HostNetworkInterfaceSaturated

HostNetworkInterfaceSaturated #

The network interface “{{ $labels.device }}” on “{{ $labels.instance }}” is getting overloaded.

Alert Rule
alert: HostNetworkInterfaceSaturated
annotations:
  description: |-
    The network interface "{{ $labels.device }}" on "{{ $labels.instance }}" is getting overloaded.
      VALUE = {{ $value }}
      LABELS = {{ $labels }}    
  runbook: https://srerun.github.io/prometheus-alerts/runbooks/node-exporter/hostnetworkinterfacesaturated/
  summary: Host Network Interface Saturated (instance {{ $labels.instance }})
expr: ((rate(node_network_receive_bytes_total{device!~"^tap.*|^vnet.*|^veth.*|^tun.*"}[1m])
  + rate(node_network_transmit_bytes_total{device!~"^tap.*|^vnet.*|^veth.*|^tun.*"}[1m]))
  / node_network_speed_bytes{device!~"^tap.*|^vnet.*|^veth.*|^tun.*"} > 0.8 < 10000)
  * on(instance) group_left (nodename) node_uname_info{nodename=~".+"}
for: 1m
labels:
  severity: warning

Here is the runbook for the HostNetworkInterfaceSaturated alert:

Meaning #

This alert is triggered when the network interface on a host is experiencing high utilization, indicating potential network congestion and performance issues.
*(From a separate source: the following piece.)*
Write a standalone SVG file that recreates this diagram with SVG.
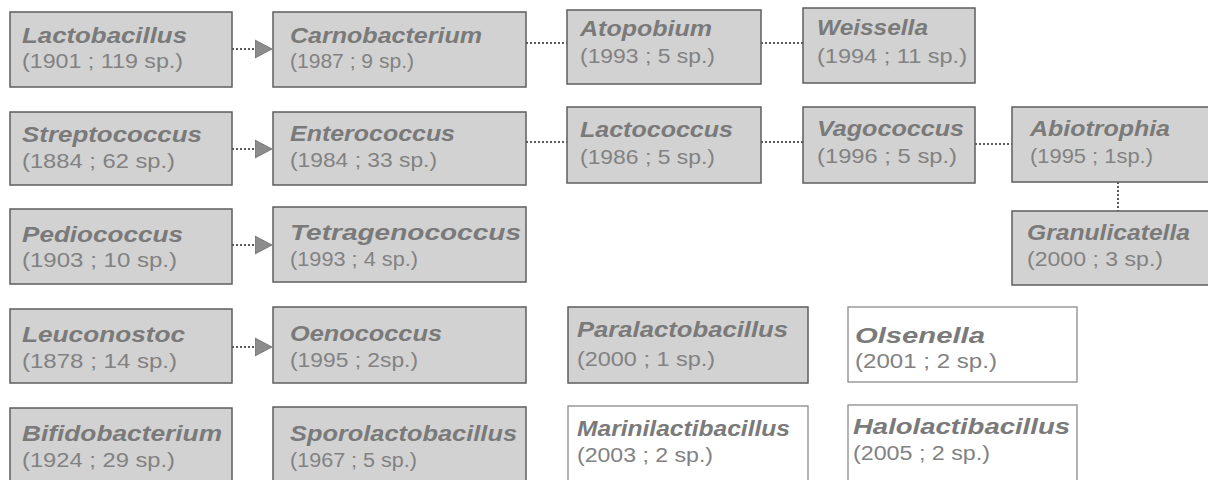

The alert is based on the rate of received and transmitted bytes over a 1-minute period, compared to the network interface’s speed.

Impact #

  • Network congestion and packet loss
  • Slow application performance and response times
  • Increased latency and timeouts
  • Potential impact on critical business applications and services

Diagnosis #

To diagnose the issue, follow these steps:

  1. Check network interface utilization: Verify the current network utilization using tools like top, htop, or mpstat.
  2. Investigate network traffic patterns: Use tools like tcpdump or Wireshark to analyze network traffic patterns and identify potential causes of high utilization.
  3. Check system resource utilization: Verify CPU, memory, and disk utilization to ensure they are not contributing to the high network utilization.
  4. Review application logs: Check application logs for any errors or warnings related to network connectivity or performance issues.

Mitigation #

To mitigate the issue, follow these steps:

  1. Investigate and resolve underlying causes: Identify and address the root cause of high network utilization, such as:
    • High traffic volumes from a specific application or service
    • Network configuration issues
    • Hardware or firmware issues with the network interface
  2. Implement traffic shaping or rate limiting: Consider implementing traffic shaping or rate limiting to prevent overutilization of the network interface.
  3. Upgrade network infrastructure: If necessary, consider upgrading network infrastructure to increase bandwidth and reduce congestion.
  4. Monitor and adjust: Continuously monitor network utilization and adjust mitigation strategies as needed to ensure optimal network performance.